Figure scripts
──────

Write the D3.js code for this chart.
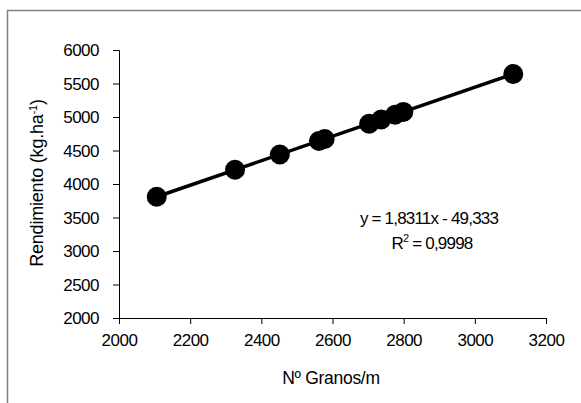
<!DOCTYPE html>
<html>
<head>
<meta charset="utf-8">
<script src="https://cdn.jsdelivr.net/npm/d3@7"></script>
<style>
	body{margin:0;background:#fff;}
	text{font-family:"Liberation Sans",Arial,sans-serif;fill:#000;}
</style>
</head>
<body>
<div id="chart"></div>
<script>

// valores
var granos = [2106, 2326, 2452, 2562, 2578, 2703, 2737, 2776, 2799, 3108]
var rendimiento = [3810, 4212, 4440, 4642, 4672, 4900, 4962, 5034, 5076, 5642]

var xTicks = [2000, 2200, 2400, 2600, 2800, 3000, 3200]
var yTicks = [2000, 2500, 3000, 3500, 4000, 4500, 5000, 5500, 6000]

var ecuacion = "y = 1,8311x - 49,333"
var r2 = "0,9998"

var width = 581,
	height = 403;

var xScale = d3.scaleLinear()
				.domain([2000,3200])
				.range([119,546])

var yScale = d3.scaleLinear()
				.domain([2000,6000])
				.range([318,50])

var svg = d3.select("#chart").append("svg")
			.attr("width",width)
			.attr("height",height)

// marco
svg.append("rect")
	.attr("x",7.5)
	.attr("y",10.5)
	.attr("width",width)
	.attr("height",height)
	.attr("fill","none")
	.attr("stroke","#7f7f7f")
	.attr("stroke-width",1.5)

var xAxis = svg.append("g")
	.attr("transform","translate(0," + yScale(2000) + ")")
	.call(d3.axisBottom(xScale).tickValues(xTicks).tickSize(6).tickPadding(10).tickFormat(d3.format("d")))

var yAxis = svg.append("g")
	.attr("transform","translate(" + xScale(2000) + ",0)")
	.call(d3.axisLeft(yScale).tickValues(yTicks).tickSize(6).tickPadding(14).tickFormat(d3.format("d")))

svg.selectAll(".domain").attr("stroke","#000").attr("stroke-width",1)
svg.selectAll(".tick line").attr("stroke","#000")
svg.selectAll(".tick text")
	.attr("font-size",17)
	.attr("font-family","Liberation Sans, Arial, sans-serif")
	.attr("letter-spacing","-0.5")
yAxis.selectAll(".tick text").attr("dy","0.35em")

// linea de tendencia
var puntos = granos.map(function(d,i){return {"x":d,"y":rendimiento[i]}})
var ext = [puntos[0], puntos[puntos.length-1]]

svg.append("line")
	.attr("x1",xScale(ext[0].x))
	.attr("y1",yScale(ext[0].y))
	.attr("x2",xScale(ext[1].x))
	.attr("y2",yScale(ext[1].y))
	.attr("stroke","#000")
	.attr("stroke-width",3.5)

svg.selectAll("circle")
	.data(puntos).enter()
	.append("circle")
	.attr("cx",function(d){return xScale(d.x)})
	.attr("cy",function(d){return yScale(d.y)})
	.attr("r",10)
	.attr("fill","#000")

// etiquetas de ejes
svg.append("text")
	.attr("x",331)
	.attr("y",384)
	.attr("text-anchor","middle")
	.attr("font-size",17.5)
	.attr("letter-spacing","-0.3")
	.text("Nº Granos/m")

var yl = svg.append("text")
	.attr("transform","translate(43,183) rotate(-90)")
	.attr("text-anchor","middle")
	.attr("font-size",18)
	.attr("letter-spacing","-0.2")
yl.append("tspan").text("Rendimiento (kg.ha")
yl.append("tspan").attr("dy",-6).attr("font-size",11).text("-1")
yl.append("tspan").attr("dy",6).text(")")

// ecuacion
svg.append("text")
	.attr("x",429)
	.attr("y",224)
	.attr("text-anchor","middle")
	.attr("font-size",17)
	.attr("letter-spacing","-0.8")
	.text(ecuacion)

var rt = svg.append("text")
	.attr("x",432)
	.attr("y",249)
	.attr("text-anchor","middle")
	.attr("font-size",17)
	.attr("letter-spacing","-0.8")
rt.append("tspan").text("R")
rt.append("tspan").attr("dy",-7).attr("font-size",11).text("2")
rt.append("tspan").attr("dy",7).text(" = " + r2)

</script>
</body>
</html>
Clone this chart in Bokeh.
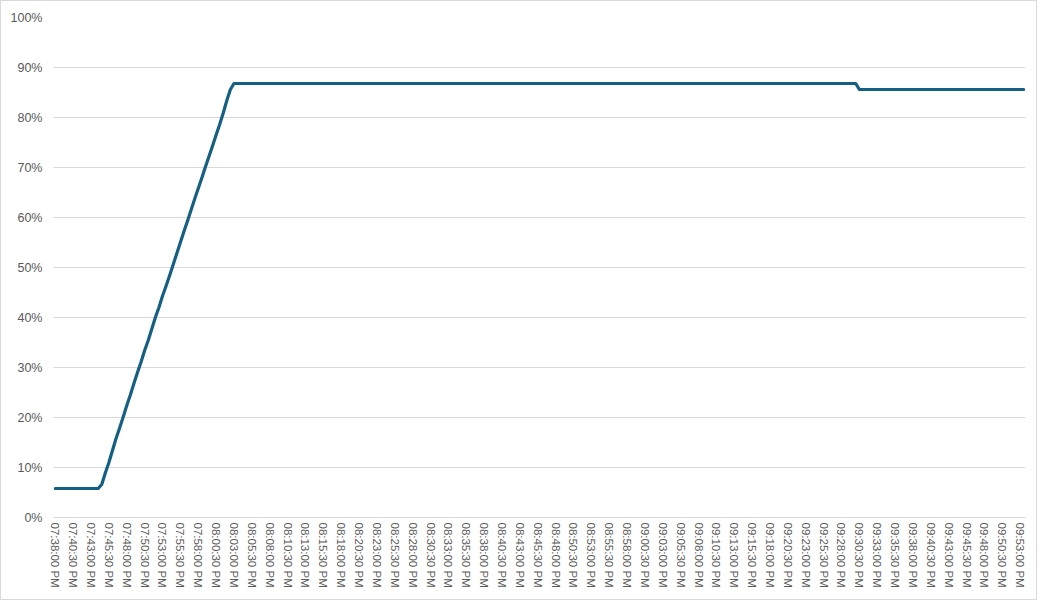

──────

Problem to solve: Check each line above for the string "this", then copy the ones that have it.

Final answer:
Write the D3.js code for this chart.
Clone this chart in Bokeh.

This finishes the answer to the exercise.